📝 SummarXiv

Abstract

Constrained combinatorial optimization problems (CCOPs) are challenging to solve due to the exponential growth of the solution space. When tackled with Ising machines, constraints are typically enforced by the penalty function method, whose coefficients must be carefully tuned to balance feasibility and objective quality. Variable-reduction techniques such as sample persistence variable reduction (SPVAR) can mitigate hardware limitations of Ising machines, yet their behavior on CCOPs remains insufficiently understood. Building on our prior proposal, we extend and comprehensively evaluate multi-penalty SPVAR (MP-SPVAR), which fixes variables using solution persistence aggregated across multiple penalty coefficients. Experiments on benchmark problems, including the quadratic assignment problem and the quadratic knapsack problem, demonstrate that MP-SPVAR attains higher feasible-solution ratios while matching or improving approximation ratios relative to the conventional SPVAR algorithm.
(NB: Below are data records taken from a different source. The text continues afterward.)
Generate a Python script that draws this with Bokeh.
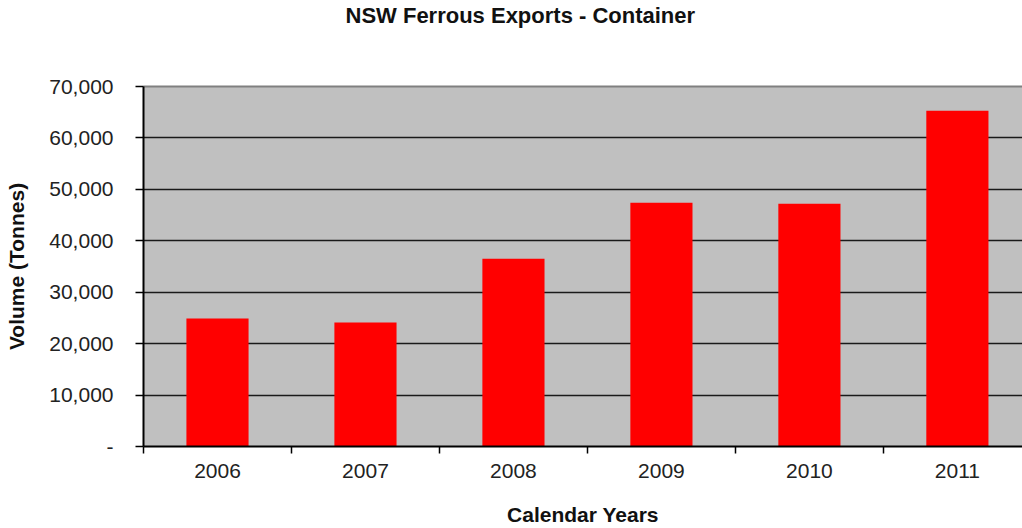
from bokeh.plotting import figure
from bokeh.models import Range1d, FixedTicker, NumeralTickFormatter, LinearAxis
from bokeh.embed import file_html
from bokeh.resources import INLINE

# Data
years = ["2006", "2007", "2008", "2009", "2010", "2011"]
volumes = [24900, 24100, 36500, 47400, 47200, 65300]
y_ticks = [0, 10000, 20000, 30000, 40000, 50000, 60000, 70000]
y_zero_label = "-"
title_text = "NSW Ferrous Exports - Container"

FONT = "Liberation Sans"

centers = [i + 0.5 for i in range(len(years))]
bounds = list(range(len(years) + 1))

p = figure(width=1022, height=528, output_backend="svg", toolbar_location=None,
           x_range=Range1d(0, 5.94), y_range=Range1d(y_ticks[0], y_ticks[-1]),
           min_border_left=143, min_border_right=0, min_border_top=86,
           min_border_bottom=82)

p.background_fill_color = "#C0C0C0"
p.border_fill_color = "white"
p.outline_line_color = None

p.vbar(x=centers, top=volumes, width=0.42, fill_color="#FF0000", line_color=None)

# Title (trailing empty lines lift it away from the plot frame)
p.title.text = title_text + "\n\n"
p.title.text_font = FONT
p.title.text_font_size = "22px"
p.title.text_font_style = "bold"
p.title.text_color = "#111111"
p.title.text_line_height = 1.17
p.title.align = "left"
p.title.offset = 202
p.title.vertical_align = "bottom"
p.title.standoff = 0

# X axis
xa = p.xaxis[0]
xa.ticker = FixedTicker(ticks=centers, minor_ticks=bounds)
xa.major_label_overrides = {c: y for c, y in zip(centers, years)}
xa.major_tick_out = 0
xa.major_tick_in = 0
xa.minor_tick_out = 7
xa.minor_tick_in = 0
xa.minor_tick_line_color = "black"
xa.minor_tick_line_width = 1.5
xa.axis_line_color = "black"
xa.axis_line_width = 2
xa.major_label_text_font = FONT
xa.major_label_text_font_size = "21px"
xa.major_label_text_color = "#222222"
xa.major_label_standoff = 10
xa.axis_label = "Calendar Years"
xa.axis_label_text_font = FONT
xa.axis_label_text_font_size = "21px"
xa.axis_label_text_font_style = "bold"
xa.axis_label_text_color = "#111111"
xa.axis_label_standoff = 22

# Y axis
ya = p.yaxis[0]
ya.ticker = FixedTicker(ticks=y_ticks, minor_ticks=[])
ya.formatter = NumeralTickFormatter(format="0,0")
ya.major_label_overrides = {0: y_zero_label}
ya.major_tick_out = 8
ya.major_tick_in = 0
ya.major_tick_line_color = "black"
ya.major_tick_line_width = 1.5
ya.axis_line_color = "black"
ya.axis_line_width = 2
ya.major_label_text_font = FONT
ya.major_label_text_font_size = "21px"
ya.major_label_text_color = "#222222"
ya.major_label_standoff = 22
ya.axis_label = "Volume (Tonnes)"
ya.axis_label_text_font = FONT
ya.axis_label_text_font_size = "21px"
ya.axis_label_text_font_style = "bold"
ya.axis_label_text_color = "#111111"
ya.axis_label_standoff = 18

# Top border
top = LinearAxis(ticker=FixedTicker(ticks=[], minor_ticks=[]),
                 axis_line_color="#808080", axis_line_width=2,
                 major_tick_line_color=None, minor_tick_line_color=None)
p.add_layout(top, "above")

# Grid
p.xgrid.visible = False
p.ygrid.ticker = FixedTicker(ticks=y_ticks[1:-1], minor_ticks=[])
p.ygrid.grid_line_color = "#1a1a1a"
p.ygrid.grid_line_width = 1.4

open("out.html", "w").write(file_html(p, INLINE))
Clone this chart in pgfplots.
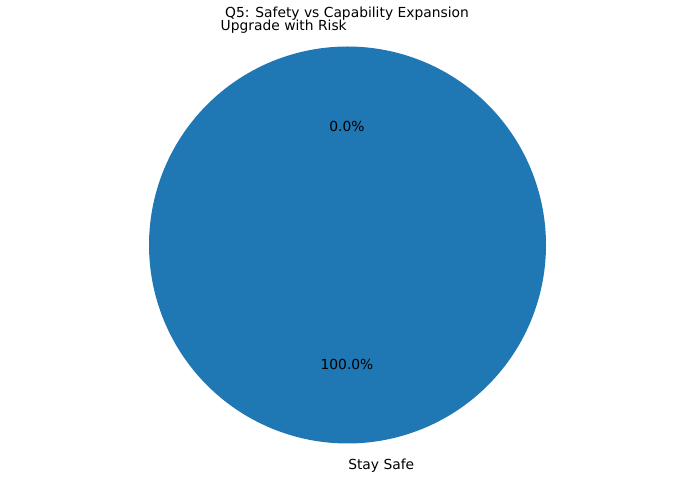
\documentclass[border=0pt]{standalone}
\usepackage{pgfplots}
\pgfplotsset{compat=1.18}
\usepackage{fontspec}
\setmainfont{DejaVu Sans}
\definecolor{c0}{HTML}{1F77B4}
% pie data (percent)
\def\valSafe{100}
\def\valRisk{0}
\begin{document}
\begin{tikzpicture}
\begin{axis}[
  scale only axis, width=6.86in, height=4.78in,
  xmin=0, xmax=686, ymin=0, ymax=478,
  hide axis, clip=false,
  font=\fontsize{10}{12}\selectfont,
]
\path[draw=none] (axis cs:0,0) rectangle (axis cs:686,478);
% Upgrade with Risk: 0% wedge starting at 90 deg (nothing visible)
% Stay Safe: from 90 to 90+3.6*value
\addplot[fill=c0, draw=none, domain=90:{90+3.6*\valSafe}, samples=241, variable=\t]
  ({347.5+198.5*cos(\t)},{233+198.5*sin(\t)}) -- cycle;
\node[anchor=center] at (axis cs:347,464) {Q5: Safety vs Capability Expansion};
\node[anchor=east, inner sep=0pt] at (axis cs:347,451) {Upgrade with Risk};
\node[anchor=west, inner sep=0pt] at (axis cs:348,12.5) {Stay Safe};
\node[anchor=center, inner sep=0pt] at (axis cs:347,352) {0.0\%};
\node[anchor=center, inner sep=0pt] at (axis cs:347,114) {100.0\%};
\end{axis}
\end{tikzpicture}
\end{document}
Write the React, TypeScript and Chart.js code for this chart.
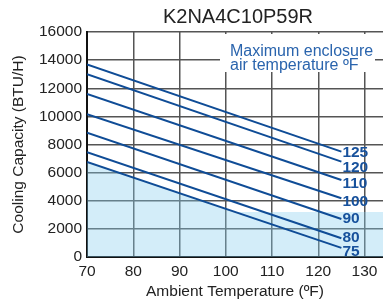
import React, { useEffect, useRef } from 'react';
import { Chart, registerables } from 'chart.js';

Chart.register(...registerables);

const chartTitle = 'K2NA4C10P59R';
const xAxisTitle = 'Ambient Temperature (ºF)';
const yAxisTitle = 'Cooling Capacity (BTU/H)';
const noteLines = ['Maximum enclosure', 'air temperature ºF'];

const seriesLabels = ['125', '120', '110', '100', '90', '80', '75'];
const lineX = [70, 125];
const startValues = [13700, 13000, 11600, 10150, 8840, 7445, 6760];
const endValues = [7490, 6780, 5480, 4180, 2700, 1330, 650];

const shadeX = [70, 102, 134];
const shadeY = [6760, 3200, 3200];

const xTickValues = [70, 80, 90, 100, 110, 120, 130];
const yTickValues = [0, 2000, 4000, 6000, 8000, 10000, 12000, 14000, 16000];

// vertical nudges (px) of the end labels so they don't collide
const labelNudge = [0, 5, 3, 2.5, -1, -1.5, 3];

const FONT = "'Liberation Sans', Arial, Helvetica, sans-serif";
const LINE_COLOR = '#0f4c96';
const LABEL_COLOR = '#17519c';
const NOTE_COLOR = '#2a64ad';

export default function App() {
  const ref = useRef<HTMLCanvasElement | null>(null);

  useEffect(() => {
    if (!ref.current) return;

    const lineSets = seriesLabels.map((lab, i) => ({
      label: lab,
      data: [
        { x: lineX[0], y: startValues[i] },
        { x: lineX[1], y: endValues[i] },
      ],
      borderColor: LINE_COLOR,
      borderWidth: 2,
      pointRadius: 0,
      fill: false,
    }));

    const shadeSet = {
      label: 'shade',
      data: shadeX.map((x, i) => ({ x, y: shadeY[i] })),
      borderWidth: 0,
      borderColor: 'rgba(0,0,0,0)',
      backgroundColor: 'rgba(132,204,238,0.36)',
      pointRadius: 0,
      fill: 'origin',
    };

    const labelPlugin = {
      id: 'endLabels',
      afterDatasetsDraw(chart: any) {
        const ctx = chart.ctx;
        ctx.save();
        ctx.font = `bold 15.5px ${FONT}`;
        ctx.fillStyle = LABEL_COLOR;
        ctx.textAlign = 'left';
        ctx.textBaseline = 'middle';
        seriesLabels.forEach((lab, i) => {
          const meta = chart.getDatasetMeta(i);
          const pt = meta.data[1];
          ctx.fillText(lab, pt.x + 1, pt.y + 1 + labelNudge[i]);
        });
        ctx.restore();
      },
      afterDraw(chart: any) {
        const ctx = chart.ctx;
        const area = chart.chartArea;
        ctx.save();
        ctx.fillStyle = '#ffffff';
        ctx.fillRect(area.left + 133, area.top + 2, 155, 38);
        ctx.font = `16px ${FONT}`;
        ctx.fillStyle = NOTE_COLOR;
        ctx.textAlign = 'left';
        ctx.textBaseline = 'alphabetic';
        ctx.fillText(noteLines[0], area.left + 143, area.top + 24);
        ctx.fillText(noteLines[1], area.left + 143, area.top + 37.5);
        ctx.font = `20px ${FONT}`;
        ctx.fillStyle = '#222';
        ctx.textAlign = 'center';
        ctx.textBaseline = 'middle';
        ctx.fillText(chartTitle, (area.left + area.right) / 2 + 3, 17.5);
        ctx.restore();
      },
    };

    const chart = new Chart(ref.current, {
      type: 'line',
      data: { datasets: [...lineSets, shadeSet] as any },
      options: {
        animation: false,
        responsive: false,
        maintainAspectRatio: false,
        layout: { padding: { top: 32, left: 0, right: 0, bottom: 0 } },
        plugins: {
          legend: { display: false },
          tooltip: { enabled: false },
          title: { display: false },
        },
        scales: {
          x: {
            type: 'linear',
            min: 70,
            max: 134,
            afterBuildTicks: (scale: any) => {
              scale.ticks = xTickValues.map((v) => ({ value: v }));
            },
            afterFit: (scale: any) => {
              scale.height = 47;
            },
            grid: { color: '#555', lineWidth: 1.5, drawTicks: false },
            border: { color: '#111', width: 2 },
            ticks: {
              padding: 5,
              color: '#222',
              font: { family: FONT, size: 15.5 },
              maxRotation: 0,
              autoSkip: false,
              callback: (v: any) => String(v),
            },
            title: {
              display: true,
              text: xAxisTitle,
              color: '#222',
              font: { family: FONT, size: 15.5 },
              padding: { top: 0, bottom: 3 },
            },
          },
          y: {
            type: 'linear',
            min: 0,
            max: 16000,
            afterBuildTicks: (scale: any) => {
              scale.ticks = yTickValues.map((v) => ({ value: v }));
            },
            afterFit: (scale: any) => {
              scale.width = 87;
            },
            grid: { color: '#555', lineWidth: 1.5, drawTicks: false },
            border: { color: '#111', width: 2 },
            ticks: {
              padding: 5,
              color: '#222',
              font: { family: FONT, size: 15.5 },
              autoSkip: false,
              callback: (v: any) => String(v),
            },
            title: {
              display: true,
              text: yAxisTitle,
              color: '#222',
              font: { family: FONT, size: 15.5 },
              padding: { top: 9, bottom: 0 },
            },
          },
        },
      },
      plugins: [labelPlugin],
    });

    return () => chart.destroy();
  }, []);

  return (
    <div style={{ position: 'fixed', left: 0, top: 0, width: 383, height: 304, background: '#fff' }}>
      <canvas ref={ref} width={383} height={304} style={{ width: 383, height: 304, display: 'block' }} />
    </div>
  );
}
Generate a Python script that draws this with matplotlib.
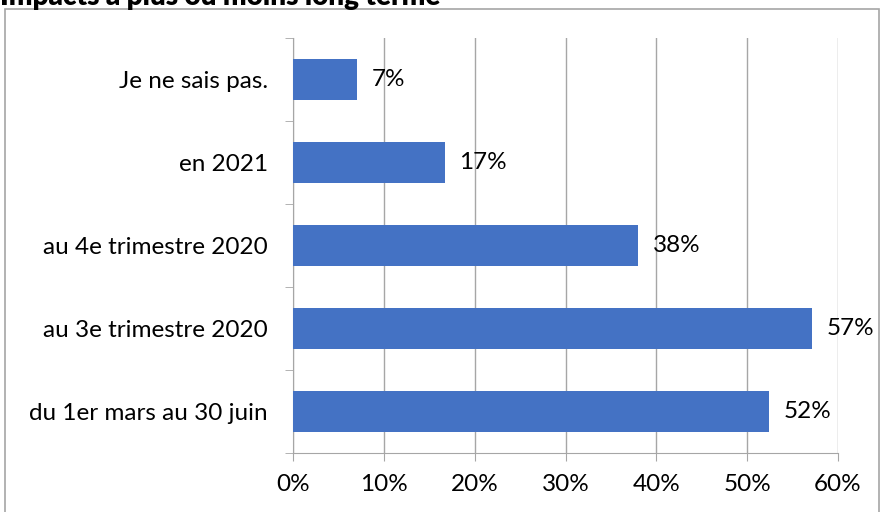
import matplotlib
matplotlib.use("Agg")
import matplotlib.pyplot as plt
from matplotlib.patches import Rectangle
from matplotlib.ticker import FixedLocator

# data (bottom to top)
categories = ["du 1er mars au 30 juin", "au 3e trimestre 2020",
              "au 4e trimestre 2020", "en 2021", "Je ne sais pas."]
values = [52.4, 57.1, 38.0, 16.7, 7.1]
labels = ["52%", "57%", "38%", "17%", "7%"]
xticks = [0, 10, 20, 30, 40, 50, 60]
title = "Impacts à plus ou moins long terme"

plt.rcParams['font.family'] = ['Lato', 'DejaVu Sans']

W, H = 880, 512
fig = plt.figure(figsize=(W / 100, H / 100), dpi=100)
ax = fig.add_axes([293 / W, 1 - 453 / H, (838 - 293) / W, (453 - 38) / H])

grid_col = "#a6a6a6"
bar_col = "#4472c4"
fs = 17.5

y = range(len(categories))
ax.barh(y, values, height=0.5, color=bar_col, zorder=3)
for yi, v, lab in zip(y, values, labels):
    ax.text(v + 1.6, yi, lab, va="center", ha="left", fontsize=fs, zorder=4)

ax.set_xlim(0, 60)
ax.set_ylim(-0.5, len(categories) - 0.5)
ax.set_xticks(xticks)
ax.set_xticklabels([f"{t}%" for t in xticks], fontsize=fs)
ax.set_yticks(list(y))
ax.set_yticklabels(categories, fontsize=fs)
ax.yaxis.set_minor_locator(FixedLocator([i - 0.5 for i in range(len(categories) + 1)]))
ax.tick_params(axis="y", which="major", length=0, pad=18)
ax.tick_params(axis="y", which="minor", length=6, color=grid_col, direction="out")
ax.tick_params(axis="x", length=6, color=grid_col, direction="out", pad=9)
ax.grid(axis="x", color=grid_col, linewidth=1, zorder=0)
for s in ["top", "right"]:
    ax.spines[s].set_visible(False)
for s in ["left", "bottom"]:
    ax.spines[s].set_color(grid_col)

# outer chart frame
fig.patches.append(Rectangle((5 / W, -0.01), (874) / W, 1 - 9 / H + 0.01,
                             transform=fig.transFigure, fill=False,
                             edgecolor=grid_col, linewidth=1.2))
# title, partly cut off by the top edge as in the reference
fig.text(0.0, 1 - 5 / H, title, fontsize=20, fontweight="heavy",
         ha="left", va="baseline")

fig.savefig("out.png", dpi=100)
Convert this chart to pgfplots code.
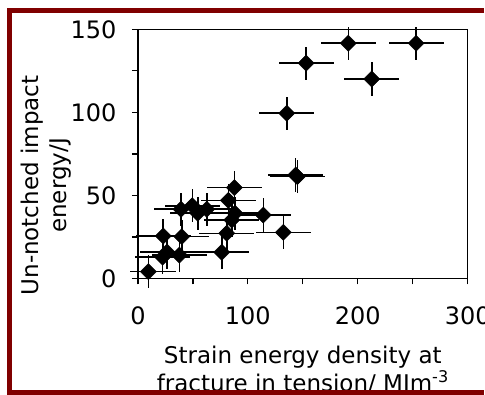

An examination of low-energy states under small penalties clarifies when feasibility degrades and how encoding choices affect the trade-off between solution quality and feasibility. These results position MP-SPVAR as a practical variable-reduction strategy for CCOPs and lay a foundation for systematic penalty tuning, broader problem classes, and integration with quantum-inspired optimization hardware as well as quantum algorithms.